Enter a mysterious and slightly greasy American detective, who claims Julia's sister has sent him out of worry for the fate of her sister. When Luis tells Julia he is coming to see her, Julia realizes time has run out. While Luis is at work, she empties his bank account and disappears, sending Luis, who has come to love her deeply, into a drunken and suicidal depression as he realizes how deeply he has been deceived. His single goal in life becomes his pursuit and murder of Julia.

He travels to Havana with the detective, Walter Downey, where Luis finds Julia baiting another poor man. What follows is an eye-opening experience for Luis as he learns in quick succession that Julia is, well, not Julia, but in fact an orphan named Bonny Castle (after a picture postcard) who, with her fellow orphan, lover and con person, Billy (the detective), killed the real Julia Russell. The plan was to steal all of Luis's money and move on. However, Bonny actually did fall in love with Luis and ran out on him to escape Billy's plan to murder Luis. Luis realizes that he doesn't care and will love the woman who was born the day he married her. Unfortunately, Billy is still planning to kill him, which Luis discovers. In a touching scene, even though he knows it is laced with rat poison, Luis professes his love for Bonny and drinks the coffee, at which moment Bonny realizes how much she truly loves Luis. She kills Billy to protect Luis and they escape to Morocco to live happily ever after. Or do they?

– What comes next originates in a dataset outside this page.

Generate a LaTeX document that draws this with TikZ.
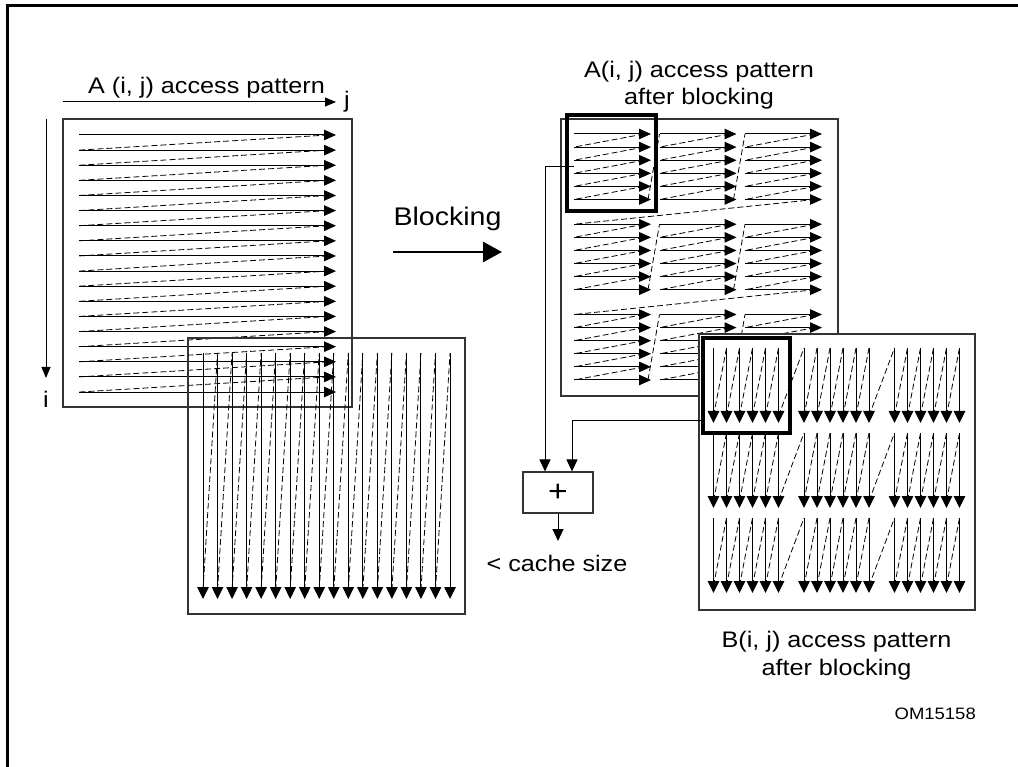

The film was not received well by either critics or audiences. A great deal of focus was given to the sexual content of the film, Angelina's larger-than-life lips and the physical beauty of the two main stars. Granted, the director did not do justice to a classic 1940s mystery and, although it was beautifully filmed, you never quite believe in the depth of Luis's gullibility. He was consumed by a passion and love so great that he literally gave up everything for the woman he foolishly worshipped. It is interesting to note that in the novel Luis dies in Julia's arms, at which point she realizes that she truly loved him and has lost everything. While we never like to see Antonio die in films (despite the fact that he does it so well!), it would perhaps have been a more believable ending to a tragic love story than the somewhat sappy ending Cristofer tacked on. Apparently, the ending was changed when test audiences did not like the original one.


Related Information

This was not the first time the director and Jolie worked together. He wrote and directed, and she starred in, the award-winning HBO movie "Gia".

The movie is based on the 1947 novel "Waltz into Darkness" by Cornell Woolrich. He is most remembered for writing "Rear Window", which became the classic Hitchcock film starring James Stewart and Grace Kelly.

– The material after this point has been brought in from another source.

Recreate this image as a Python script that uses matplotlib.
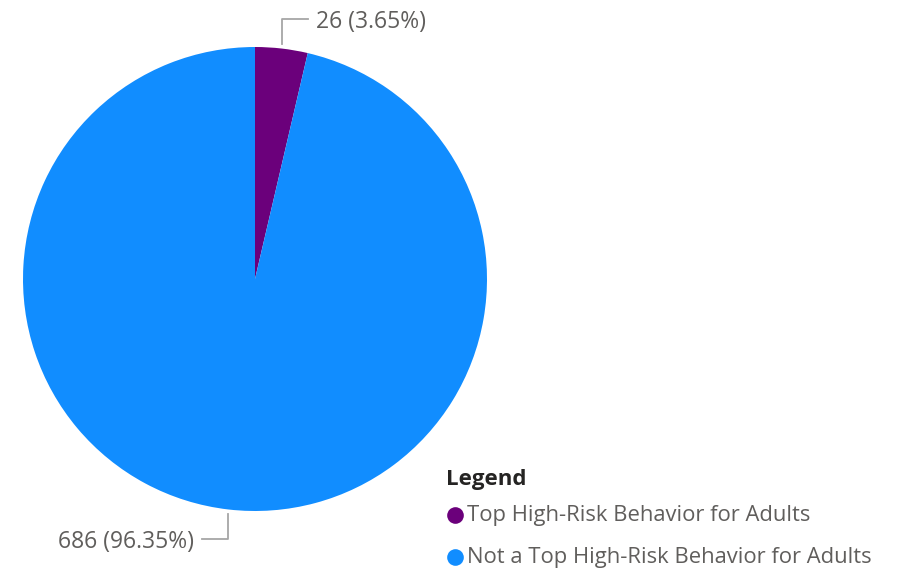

The love scene, which is much more graphic on the DVD "uncut" version, was filmed with Angelina and Antonio completely naked (no "pasties" over sensitive parts as is the norm) at Angelina's suggestion.

Antonio said in countless interviews during the press junket that he felt that his role in this film was his best work in America. How disappointing it must have been to then have the film trashed by virtually every print and television critic. Hey, we loved it!

Here are some comments about Antonio from the director, Michael Cristofer, which are contained on the DVD:

“Shooting in Mexico was really terrific. Antonio had a hard time. We had a hard time in locations, especially in the bigger towns. There are very few American film stars who are as successful as he is and who are Latin, even though there is quite a rivalry that goes on in many areas between people from Mexico and people from Spain. Wherever we went there were days where we had to quiet the crowds who would just stand outside locations screaming his name. ‘Antonio! Antonio! Antonio!’. It was extraordinary. I’ve never had to deal with that before. On the other hand, unlike Americans in that situation, when we did speak to them and explain to them what we were trying to do, the same sort of 500,000 people who were clogging the streets would suddenly clear immediately for us or…instantly they were quiet. So, they were lovely and helpful and never caused us any real problems in terms of…we never had to stop shooting. But they just chased him everywhere (laughing)!”

“…I was still looking for an American or a Brit to play the male lead. And then I discovered that Antonio had long ago seen the Truffaut version of the story and had tried to option the material for himself. When I found that out I pursued him to see if he was still interested and I sent him the script and he responded very positively. And that was the clincher for MGM. I think they were very happy…the combination of Antonio and Angelina was a good one. So then I changed the script to play the character as a Cuban national.”

“There were several American actors and one English actor who were circling the part, but, as much as they all seemed to want to do it, they had reservations about the character. There would always be the one point where suddenly the conversation would stop and the actor would say ‘I don’t understand, why does he put up with so much from this woman? Why doesn’t he do something? Why doesn’t he act, do something to protect himself?’ I realized slowly that…well, it wasn’t slowly…I realized when Antonio came on board that the sensibility that he had, which is, I guess, more European, the notion of someone passionately falling in love with someone, being so obsessed by someone, that it puts blinders on them, that it shuts them down to the dangers that are involved in the person, in the woman…this was something American actors, they had a hard time embracing.”

His comments about the “sex scene”:

“The story is about sexual obsession. Sex is a key element in the story. There is only one so-called sex scene in the picture…it was very important. All three of us knew it was, and so we went for it, and both Angelina and Antonio were very brave. We shot some very good, interesting and explicit stuff which, of course, we then had to cut. When you do these scenes, the first thing that happens, of course, there was a discussion of nudity, and then you’d start having to deal with these patches that get taped to their private parts, both the man and the woman. Finally, Angie said, ‘you know, we can’t do this unless I’m totally nude, so you better tell Antonio that I’m gonna do that.’ So I, the messenger, went over to Antonio and said that Angie’s decided she needs to really be nude for this if you guys are going to have any freedom. He said, ‘fine, that’s what I’ll do to.’ They talked and they laughed about whatever might happen. And then we did it. I started them in the bed with just still poses which happen actually at the end of the scene, but I did those first. So they were just lying there and I was just doing camera circles above them, overhead shots. And then I just asked them to move slightly as if it were ‘after’. I did the ‘after’ part of the scene first so they got used to being in the bed together and they got used to being naked together, and then actually after awhile I…I gave them a few directions and they sort of took off on their own.” (No joke did they!!)